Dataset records
-------

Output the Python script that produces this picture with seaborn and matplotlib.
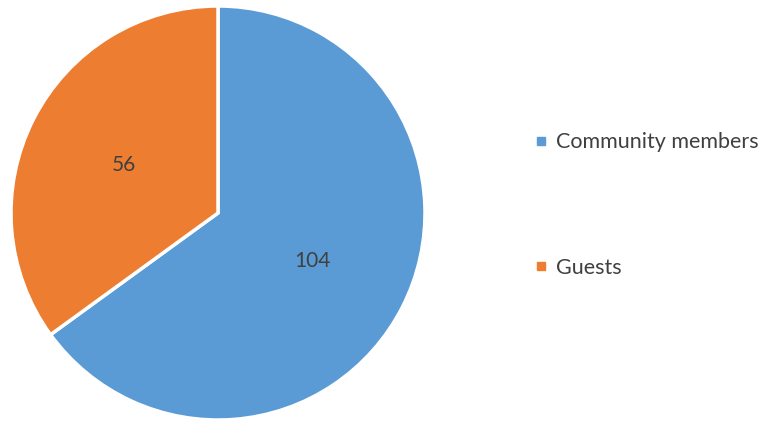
import matplotlib.pyplot as plt
import seaborn as sns
from matplotlib.lines import Line2D

# data
labels = ['Community members', 'Guests']
counts = [104, 56]
colors = ['#5B9BD5', '#ED7D31']

sns.set_theme(style='white')
plt.rcParams['font.family'] = ['Lato', 'DejaVu Sans']

fig = plt.figure(figsize=(7.73, 4.21), dpi=100)
ax = fig.add_axes([11 / 773, 1 / 421, 414 / 773, 414 / 421])

ax.pie(counts, colors=colors, startangle=90, counterclock=False,
       autopct=lambda p: '%d' % round(p * sum(counts) / 100),
       pctdistance=0.51,
       wedgeprops=dict(edgecolor='white', linewidth=2.5),
       textprops=dict(color='#404040', fontsize=15))
ax.set_aspect('equal')
ax.set_xlim(-1, 1)
ax.set_ylim(-1, 1)

handles = [Line2D([0], [0], marker='s', linestyle='', markersize=6,
                  markerfacecolor=c, markeredgecolor=c) for c in colors]
fig.legend(handles, labels, loc='center left',
           bbox_to_anchor=(513 / 773, 1 - 205 / 421), frameon=False,
           fontsize=15.5, labelcolor='#404040', labelspacing=4.9,
           handlelength=0.8, handletextpad=0.3)

fig.savefig('out.png', dpi=100)
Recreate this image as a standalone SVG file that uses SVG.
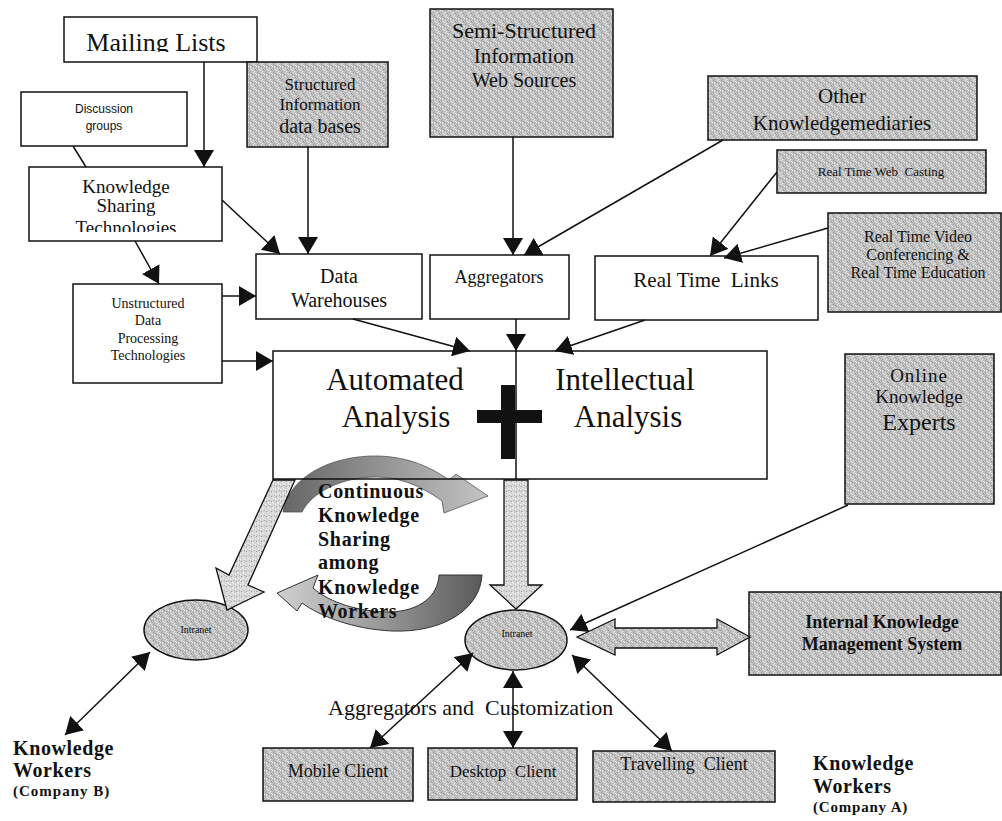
<svg xmlns="http://www.w3.org/2000/svg" width="1002" height="821" viewBox="0 0 1002 821">
  <style>
    .box { fill: #ffffff; stroke: #111; stroke-width: 1.5; }
    .gbox { fill: url(#grain); stroke: #111; stroke-width: 1.5; }
    .t { font-family: "Liberation Serif", "Times New Roman", serif; fill: #111; text-anchor: middle; white-space: pre; }
    .s { font-family: "Liberation Sans", Arial, sans-serif; fill: #111; text-anchor: middle; }
    .b { font-weight: bold; }
    .l { text-anchor: start; }
    .conn line { stroke: #111; stroke-width: 1.5; fill: none; }
    .blk { fill: url(#lightgrain); stroke: #111; stroke-width: 1.3; }
  </style>
  <defs>
    <pattern id="grain" width="8" height="8" patternUnits="userSpaceOnUse">
      <rect width="8" height="8" fill="#c2c2c2"/>
      <rect x="1" y="0" width="1" height="1" fill="#8e8e8e"/>
      <rect x="5" y="0" width="1" height="1" fill="#e6e6e6"/>
      <rect x="3" y="1" width="1" height="1" fill="#a0a0a0"/>
      <rect x="7" y="1" width="1" height="1" fill="#dcdcdc"/>
      <rect x="0" y="2" width="1" height="1" fill="#ededed"/>
      <rect x="4" y="2" width="1" height="1" fill="#979797"/>
      <rect x="2" y="3" width="1" height="1" fill="#e0e0e0"/>
      <rect x="6" y="3" width="1" height="1" fill="#9c9c9c"/>
      <rect x="1" y="4" width="1" height="1" fill="#a6a6a6"/>
      <rect x="5" y="4" width="1" height="1" fill="#f0f0f0"/>
      <rect x="3" y="5" width="1" height="1" fill="#e4e4e4"/>
      <rect x="7" y="5" width="1" height="1" fill="#939393"/>
      <rect x="0" y="6" width="1" height="1" fill="#9a9a9a"/>
      <rect x="4" y="6" width="1" height="1" fill="#dadada"/>
      <rect x="2" y="7" width="1" height="1" fill="#a3a3a3"/>
      <rect x="6" y="7" width="1" height="1" fill="#ebebeb"/>
    </pattern>
    <pattern id="lightgrain" width="5" height="5" patternUnits="userSpaceOnUse">
      <rect width="5" height="5" fill="#d6d6d6"/>
      <rect x="1" y="1" width="1" height="1" fill="#a0a0a0"/>
      <rect x="3" y="3" width="1" height="1" fill="#f5f5f5"/>
      <rect x="4" y="0" width="1" height="1" fill="#b0b0b0"/>
      <rect x="0" y="4" width="1" height="1" fill="#fafafa"/>
      <rect x="2" y="2" width="1" height="1" fill="#ececec"/>
    </pattern>
    <linearGradient id="arcTop" x1="0" y1="0" x2="1" y2="0">
      <stop offset="0" stop-color="#666"/>
      <stop offset="0.5" stop-color="#959595"/>
      <stop offset="1" stop-color="#c4c4c4"/>
    </linearGradient>
    <linearGradient id="arcBottom" x1="0" y1="0" x2="1" y2="0">
      <stop offset="0" stop-color="#d0d0d0"/>
      <stop offset="0.5" stop-color="#999"/>
      <stop offset="1" stop-color="#5a5a5a"/>
    </linearGradient>
    <marker id="ah" viewBox="0 0 17 20" refX="17" refY="10" markerWidth="17" markerHeight="20" markerUnits="userSpaceOnUse" orient="auto-start-reverse">
      <path d="M0,0 L17,10 L0,20 Z" fill="#111"/>
    </marker>
    <clipPath id="clipMail"><rect x="64" y="17" width="193" height="35"/></clipPath>
    <clipPath id="clipKst"><rect x="29" y="167" width="193" height="65"/></clipPath>
  </defs>

  <rect width="1002" height="821" fill="#ffffff"/>

  <!-- sharing cycle arrows, drawn beneath the analysis frame -->
  <g id="cycle">
    <path d="M283,512 C288,478 330,455 378,456 C410,457 432,468 449,480 L456,474 L488,496 L444,513 L442,501 C424,488 402,477 376,477 C342,477 312,492 302,512 Z" fill="url(#arcTop)" stroke="#555" stroke-width="0.8"/>
    <path d="M482,575 C480,610 442,633 392,631 C352,629 320,616 302,603 L297,611 L277,593 L318,575 L313,588 C330,603 360,612 390,612 C420,611 438,596 439,575 Z" fill="url(#arcBottom)" stroke="#333" stroke-width="1"/>
  </g>

  <g id="mailing-lists">
    <rect class="box" x="64" y="17" width="193" height="45"/>
    <text class="t" x="156" y="51" font-size="26" clip-path="url(#clipMail)">Mailing Lists</text>
  </g>

  <g id="discussion-groups">
    <rect class="box" x="21" y="92" width="166" height="54"/>
    <text class="s" x="104" y="113" font-size="12">Discussion</text>
    <text class="s" x="104" y="130" font-size="12">groups</text>
  </g>

  <g id="knowledge-sharing">
    <rect class="box" x="29" y="167" width="193" height="74"/>
    <g clip-path="url(#clipKst)">
      <text class="t" x="126" y="193" font-size="19">Knowledge</text>
      <text class="t" x="126" y="212" font-size="19">Sharing</text>
      <text class="t" x="126" y="234" font-size="19">Technologies</text>
    </g>
  </g>

  <g id="structured-info">
    <rect class="gbox" x="247" y="62" width="141" height="85"/>
    <text class="t" x="320" y="90" font-size="17">Structured</text>
    <text class="t" x="320" y="110" font-size="17">Information</text>
    <text class="t" x="320" y="133" font-size="20">data bases</text>
  </g>

  <g id="semi-structured">
    <rect class="gbox" x="430" y="9" width="183" height="128"/>
    <text class="t" x="524" y="38" font-size="22">Semi-Structured</text>
    <text class="t" x="524" y="63" font-size="21">Information</text>
    <text class="t" x="524" y="87" font-size="20">Web Sources</text>
  </g>

  <g id="other-knowledgemediaries">
    <rect class="gbox" x="708" y="76" width="269" height="64"/>
    <text class="t" x="842" y="103" font-size="21">Other</text>
    <text class="t" x="842" y="130" font-size="21">Knowledgemediaries</text>
  </g>

  <g id="web-casting">
    <rect class="gbox" x="777" y="150" width="209" height="43"/>
    <text class="t" x="881" y="176" font-size="13">Real Time Web  Casting</text>
  </g>

  <g id="video-conferencing">
    <rect class="gbox" x="828" y="213" width="173" height="99"/>
    <text class="t" x="918" y="242" font-size="16">Real Time Video</text>
    <text class="t" x="918" y="260" font-size="16">Conferencing &amp;</text>
    <text class="t" x="918" y="278" font-size="16">Real Time Education</text>
  </g>

  <g id="data-warehouses">
    <rect class="box" x="256" y="254" width="166" height="65"/>
    <text class="t" x="339" y="283" font-size="20">Data</text>
    <text class="t" x="339" y="307" font-size="20">Warehouses</text>
  </g>

  <g id="aggregators">
    <rect class="box" x="430" y="255" width="139" height="64"/>
    <text class="t" x="499" y="283" font-size="18">Aggregators</text>
  </g>

  <g id="real-time-links">
    <rect class="box" x="595" y="256" width="223" height="64"/>
    <text class="t" x="706" y="287" font-size="21">Real Time  Links</text>
  </g>

  <g id="unstructured-processing">
    <rect class="box" x="73" y="284" width="149" height="99"/>
    <text class="t" x="148" y="308" font-size="14">Unstructured</text>
    <text class="t" x="148" y="325" font-size="14">Data</text>
    <text class="t" x="148" y="343" font-size="14">Processing</text>
    <text class="t" x="148" y="360" font-size="14">Technologies</text>
  </g>

  <g id="analysis">
    <rect x="273" y="351" width="494" height="128" fill="none" stroke="#111" stroke-width="1.5"/>
    <line x1="516" y1="351" x2="516" y2="479" stroke="#111" stroke-width="1.5"/>
    <text class="t" x="395" y="390" font-size="31">Automated</text>
    <text class="t" x="396" y="427" font-size="31">Analysis</text>
    <text class="t" x="625" y="390" font-size="31">Intellectual</text>
    <text class="t" x="628" y="427" font-size="31">Analysis</text>
    <rect x="501" y="385" width="14" height="74" fill="#111"/>
    <rect x="477" y="410" width="65" height="13" fill="#111"/>
  </g>

  <g id="online-experts">
    <rect class="gbox" x="845" y="354" width="149" height="150"/>
    <text class="t" x="919" y="382" font-size="19" letter-spacing="1">Online</text>
    <text class="t" x="919" y="403" font-size="19">Knowledge</text>
    <text class="t" x="919" y="430" font-size="24">Experts</text>
  </g>

  <g id="intranet-b">
    <ellipse cx="196" cy="630" rx="52" ry="30" fill="url(#grain)" stroke="#111" stroke-width="1.5"/>
    <text class="t" x="196" y="633" font-size="10">Intranet</text>
  </g>

  <g id="intranet-a">
    <ellipse cx="516" cy="640" rx="51" ry="30" fill="url(#grain)" stroke="#111" stroke-width="1.5"/>
    <text class="t" x="517" y="637" font-size="10">Intranet</text>
  </g>

  <g id="internal-kms">
    <rect class="gbox" x="749" y="592" width="252" height="83"/>
    <text class="t b" x="882" y="628" font-size="18">Internal Knowledge</text>
    <text class="t b" x="882" y="650" font-size="18">Management System</text>
  </g>

  <g id="mobile-client">
    <rect class="gbox" x="263" y="748" width="150" height="53"/>
    <text class="t" x="338" y="777" font-size="18">Mobile Client</text>
  </g>

  <g id="desktop-client">
    <rect class="gbox" x="428" y="748" width="149" height="52"/>
    <text class="t" x="503" y="777" font-size="17">Desktop  Client</text>
  </g>

  <g id="travelling-client">
    <rect class="gbox" x="593" y="751" width="182" height="51"/>
    <text class="t" x="684" y="770" font-size="18">Travelling  Client</text>
  </g>

  <g id="workers-b">
    <text class="t b l" x="13" y="755" font-size="20" letter-spacing="0.6">Knowledge</text>
    <text class="t b l" x="13" y="777" font-size="20" letter-spacing="0.6">Workers</text>
    <text class="t b l" x="13" y="796" font-size="15" letter-spacing="1">(Company B)</text>
  </g>

  <g id="workers-a">
    <text class="t b l" x="813" y="770" font-size="20" letter-spacing="0.6">Knowledge</text>
    <text class="t b l" x="813" y="793" font-size="20" letter-spacing="0.6">Workers</text>
    <text class="t b l" x="813" y="812" font-size="15" letter-spacing="0.8">(Company A)</text>
  </g>

  <g id="aggregation-label">
    <text class="t l" x="328" y="715" font-size="22">Aggregators and  Customization</text>
  </g>

  <!-- connectors -->
  <g id="connectors" class="conn">
    <line x1="204" y1="62" x2="204" y2="167" marker-end="url(#ah)"/>
    <line x1="73" y1="146" x2="86" y2="167"/>
    <line x1="308" y1="147" x2="308" y2="254" marker-end="url(#ah)"/>
    <line x1="222" y1="200" x2="280" y2="254" marker-end="url(#ah)"/>
    <line x1="135" y1="241" x2="159" y2="284" marker-end="url(#ah)"/>
    <line x1="222" y1="296" x2="256" y2="296" marker-end="url(#ah)"/>
    <line x1="222" y1="361" x2="273" y2="361" marker-end="url(#ah)"/>
    <line x1="513" y1="137" x2="513" y2="255" marker-end="url(#ah)"/>
    <line x1="723" y1="140" x2="524" y2="255" marker-end="url(#ah)"/>
    <line x1="777" y1="172" x2="710" y2="256" marker-end="url(#ah)"/>
    <line x1="828" y1="228" x2="724" y2="258" marker-end="url(#ah)"/>
    <line x1="353" y1="319" x2="470" y2="351" marker-end="url(#ah)"/>
    <line x1="516" y1="319" x2="516" y2="351" marker-end="url(#ah)"/>
    <line x1="645" y1="320" x2="555" y2="351" marker-end="url(#ah)"/>
    <line x1="848" y1="505" x2="570" y2="630" marker-end="url(#ah)"/>
    <line x1="150" y1="652" x2="65" y2="735" marker-start="url(#ah)" marker-end="url(#ah)"/>
    <line x1="473" y1="653" x2="370" y2="748" marker-start="url(#ah)" marker-end="url(#ah)"/>
    <line x1="513" y1="671" x2="513" y2="748" marker-start="url(#ah)" marker-end="url(#ah)"/>
    <line x1="572" y1="655" x2="672" y2="751" marker-start="url(#ah)" marker-end="url(#ah)"/>
    <polygon class="blk" points="504,480 528,480 528,585 542,585 516,609 490,585 504,585"/>
    <polygon class="blk" points="273,480 295,480 248,585 264,592 227,610 216,568 229,575"/>
    <polygon points="577,637 615,619 615,628 717,628 717,619 750,637 717,655 717,648 615,648 615,655" fill="url(#grain)" stroke="#111" stroke-width="1.3"/>
  </g>

  <g id="cycle-label">
    <text class="t b l" x="318" y="498" font-size="20" letter-spacing="0.7">Continuous</text>
    <text class="t b l" x="318" y="522" font-size="20" letter-spacing="0.7">Knowledge</text>
    <text class="t b l" x="318" y="546" font-size="20" letter-spacing="0.7">Sharing</text>
    <text class="t b l" x="318" y="569" font-size="20" letter-spacing="0.7">among</text>
    <text class="t b l" x="318" y="594" font-size="20" letter-spacing="0.7">Knowledge</text>
    <text class="t b l" x="318" y="618" font-size="20" letter-spacing="0.7">Workers</text>
  </g>
</svg>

-------

Leave out the pictures. Transcribe only the lines above, from the first through the one that contains "colors = ['#5B9BD5', '#ED7D31']".

# [Task output]
Output the Python script that produces this picture with seaborn and matplotlib.
import matplotlib.pyplot as plt
import seaborn as sns
from matplotlib.lines import Line2D

# data
labels = ['Community members', 'Guests']
counts = [104, 56]
colors = ['#5B9BD5', '#ED7D31']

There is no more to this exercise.